Set problem: Repeat, exactly and in full, the lines of the listing below, but without any pictures.

Supplied data:
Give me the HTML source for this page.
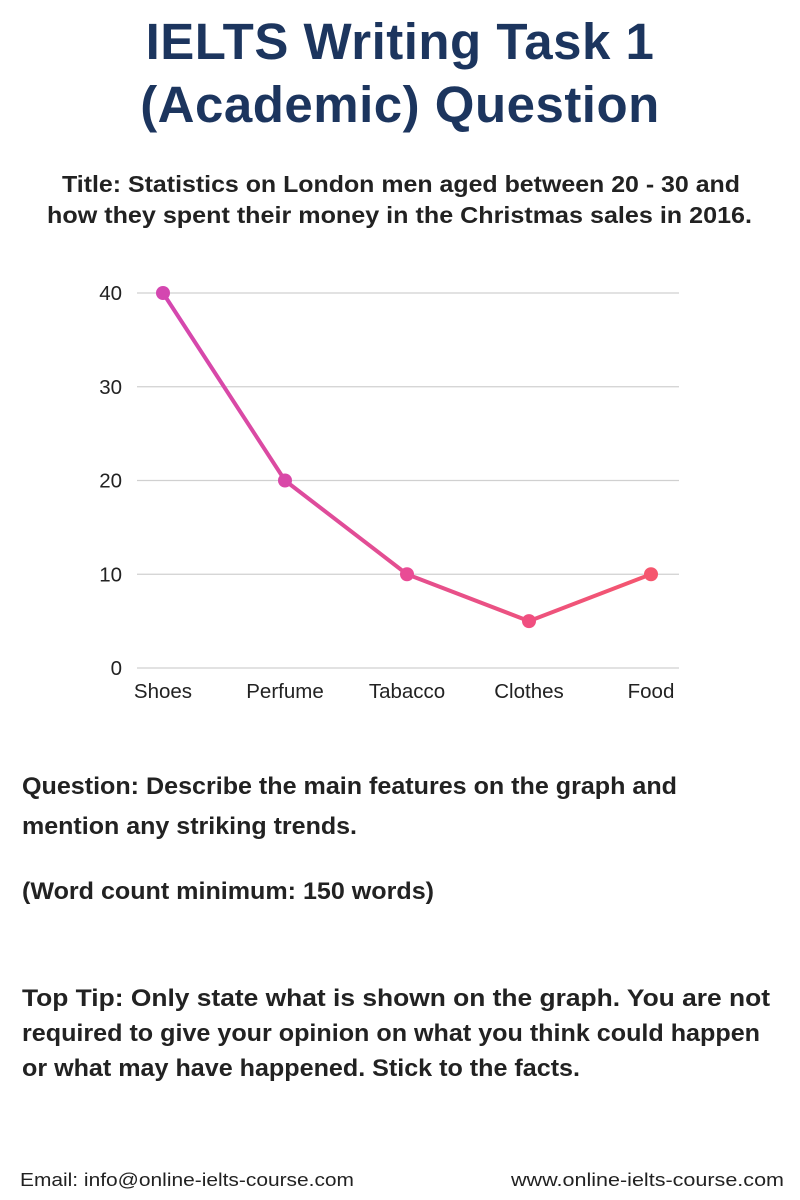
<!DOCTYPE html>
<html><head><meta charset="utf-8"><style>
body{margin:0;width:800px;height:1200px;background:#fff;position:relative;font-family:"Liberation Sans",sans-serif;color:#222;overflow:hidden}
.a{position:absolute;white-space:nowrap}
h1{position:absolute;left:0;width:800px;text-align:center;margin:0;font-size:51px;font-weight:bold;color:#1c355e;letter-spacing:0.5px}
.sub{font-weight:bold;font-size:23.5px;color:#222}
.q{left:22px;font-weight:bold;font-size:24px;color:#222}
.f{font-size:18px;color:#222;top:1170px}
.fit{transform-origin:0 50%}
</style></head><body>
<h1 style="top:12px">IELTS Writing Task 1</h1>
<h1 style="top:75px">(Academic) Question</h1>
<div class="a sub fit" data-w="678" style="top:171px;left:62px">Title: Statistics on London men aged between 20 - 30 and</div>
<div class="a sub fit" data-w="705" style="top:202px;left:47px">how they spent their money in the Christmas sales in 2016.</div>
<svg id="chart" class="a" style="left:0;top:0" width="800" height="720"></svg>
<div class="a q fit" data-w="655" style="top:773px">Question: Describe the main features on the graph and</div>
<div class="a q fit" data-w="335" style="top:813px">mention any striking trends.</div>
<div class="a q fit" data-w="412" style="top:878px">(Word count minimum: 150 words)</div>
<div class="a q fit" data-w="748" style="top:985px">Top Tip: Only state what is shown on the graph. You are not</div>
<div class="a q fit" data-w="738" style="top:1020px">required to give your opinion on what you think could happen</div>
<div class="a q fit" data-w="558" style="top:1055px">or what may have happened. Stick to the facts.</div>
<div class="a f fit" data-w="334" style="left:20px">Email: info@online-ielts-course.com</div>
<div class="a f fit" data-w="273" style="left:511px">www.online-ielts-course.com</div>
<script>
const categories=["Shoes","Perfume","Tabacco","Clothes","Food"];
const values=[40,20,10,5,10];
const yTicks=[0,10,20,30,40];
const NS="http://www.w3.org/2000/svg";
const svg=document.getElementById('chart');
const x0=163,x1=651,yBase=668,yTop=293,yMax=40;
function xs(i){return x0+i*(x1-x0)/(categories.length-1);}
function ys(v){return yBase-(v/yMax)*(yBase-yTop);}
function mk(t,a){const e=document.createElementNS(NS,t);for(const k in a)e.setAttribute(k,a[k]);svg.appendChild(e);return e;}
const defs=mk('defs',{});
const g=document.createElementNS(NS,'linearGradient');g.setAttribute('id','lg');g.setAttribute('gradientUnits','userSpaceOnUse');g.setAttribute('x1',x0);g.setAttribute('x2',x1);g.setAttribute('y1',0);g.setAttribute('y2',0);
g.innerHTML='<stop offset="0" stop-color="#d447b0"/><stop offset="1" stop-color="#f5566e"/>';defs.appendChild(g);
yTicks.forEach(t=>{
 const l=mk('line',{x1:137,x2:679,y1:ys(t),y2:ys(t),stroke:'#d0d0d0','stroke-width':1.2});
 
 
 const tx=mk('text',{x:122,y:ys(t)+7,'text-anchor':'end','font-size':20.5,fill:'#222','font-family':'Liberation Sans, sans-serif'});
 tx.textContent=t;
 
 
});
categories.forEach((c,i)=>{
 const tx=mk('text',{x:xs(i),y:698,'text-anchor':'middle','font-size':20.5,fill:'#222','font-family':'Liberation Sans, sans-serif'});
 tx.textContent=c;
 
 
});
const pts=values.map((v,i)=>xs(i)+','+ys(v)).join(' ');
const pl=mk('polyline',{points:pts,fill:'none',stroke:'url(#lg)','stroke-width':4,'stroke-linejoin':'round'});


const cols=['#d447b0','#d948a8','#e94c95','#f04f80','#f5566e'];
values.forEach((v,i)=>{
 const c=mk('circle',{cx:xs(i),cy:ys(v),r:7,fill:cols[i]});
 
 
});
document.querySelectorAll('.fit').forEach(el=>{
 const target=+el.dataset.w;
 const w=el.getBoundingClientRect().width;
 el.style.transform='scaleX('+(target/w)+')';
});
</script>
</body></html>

Output of the task:
Give me the HTML source for this page.
<!DOCTYPE html>
<html><head><meta charset="utf-8"><style>
body{margin:0;width:800px;height:1200px;background:#fff;position:relative;font-family:"Liberation Sans",sans-serif;color:#222;overflow:hidden}
.a{position:absolute;white-space:nowrap}
h1{position:absolute;left:0;width:800px;text-align:center;margin:0;font-size:51px;font-weight:bold;color:#1c355e;letter-spacing:0.5px}
.sub{font-weight:bold;font-size:23.5px;color:#222}
.q{left:22px;font-weight:bold;font-size:24px;color:#222}
.f{font-size:18px;color:#222;top:1170px}
.fit{transform-origin:0 50%}
</style></head><body>
<h1 style="top:12px">IELTS Writing Task 1</h1>
<h1 style="top:75px">(Academic) Question</h1>
<div class="a sub fit" data-w="678" style="top:171px;left:62px">Title: Statistics on London men aged between 20 - 30 and</div>
<div class="a sub fit" data-w="705" style="top:202px;left:47px">how they spent their money in the Christmas sales in 2016.</div>
<svg id="chart" class="a" style="left:0;top:0" width="800" height="720"></svg>
<div class="a q fit" data-w="655" style="top:773px">Question: Describe the main features on the graph and</div>
<div class="a q fit" data-w="335" style="top:813px">mention any striking trends.</div>
<div class="a q fit" data-w="412" style="top:878px">(Word count minimum: 150 words)</div>
<div class="a q fit" data-w="748" style="top:985px">Top Tip: Only state what is shown on the graph. You are not</div>
<div class="a q fit" data-w="738" style="top:1020px">required to give your opinion on what you think could happen</div>
<div class="a q fit" data-w="558" style="top:1055px">or what may have happened. Stick to the facts.</div>
<div class="a f fit" data-w="334" style="left:20px">Email: info@online-ielts-course.com</div>
<div class="a f fit" data-w="273" style="left:511px">www.online-ielts-course.com</div>
<script>
const categories=["Shoes","Perfume","Tabacco","Clothes","Food"];
const values=[40,20,10,5,10];
const yTicks=[0,10,20,30,40];
const NS="http://www.w3.org/2000/svg";
const svg=document.getElementById('chart');
const x0=163,x1=651,yBase=668,yTop=293,yMax=40;
function xs(i){return x0+i*(x1-x0)/(categories.length-1);}
function ys(v){return yBase-(v/yMax)*(yBase-yTop);}
function mk(t,a){const e=document.createElementNS(NS,t);for(const k in a)e.setAttribute(k,a[k]);svg.appendChild(e);return e;}
const defs=mk('defs',{});
const g=document.createElementNS(NS,'linearGradient');g.setAttribute('id','lg');g.setAttribute('gradientUnits','userSpaceOnUse');g.setAttribute('x1',x0);g.setAttribute('x2',x1);g.setAttribute('y1',0);g.setAttribute('y2',0);
g.innerHTML='<stop offset="0" stop-color="#d447b0"/><stop offset="1" stop-color="#f5566e"/>';defs.appendChild(g);
yTicks.forEach(t=>{
 const l=mk('line',{x1:137,x2:679,y1:ys(t),y2:ys(t),stroke:'#d0d0d0','stroke-width':1.2});
 
 
 const tx=mk('text',{x:122,y:ys(t)+7,'text-anchor':'end','font-size':20.5,fill:'#222','font-family':'Liberation Sans, sans-serif'});
 tx.textContent=t;
 
 
});
categories.forEach((c,i)=>{
 const tx=mk('text',{x:xs(i),y:698,'text-anchor':'middle','font-size':20.5,fill:'#222','font-family':'Liberation Sans, sans-serif'});
 tx.textContent=c;
 
 
});
const pts=values.map((v,i)=>xs(i)+','+ys(v)).join(' ');
const pl=mk('polyline',{points:pts,fill:'none',stroke:'url(#lg)','stroke-width':4,'stroke-linejoin':'round'});


const cols=['#d447b0','#d948a8','#e94c95','#f04f80','#f5566e'];
values.forEach((v,i)=>{
 const c=mk('circle',{cx:xs(i),cy:ys(v),r:7,fill:cols[i]});
 
 
});
document.querySelectorAll('.fit').forEach(el=>{
 const target=+el.dataset.w;
 const w=el.getBoundingClientRect().width;
 el.style.transform='scaleX('+(target/w)+')';
});
</script>
</body></html>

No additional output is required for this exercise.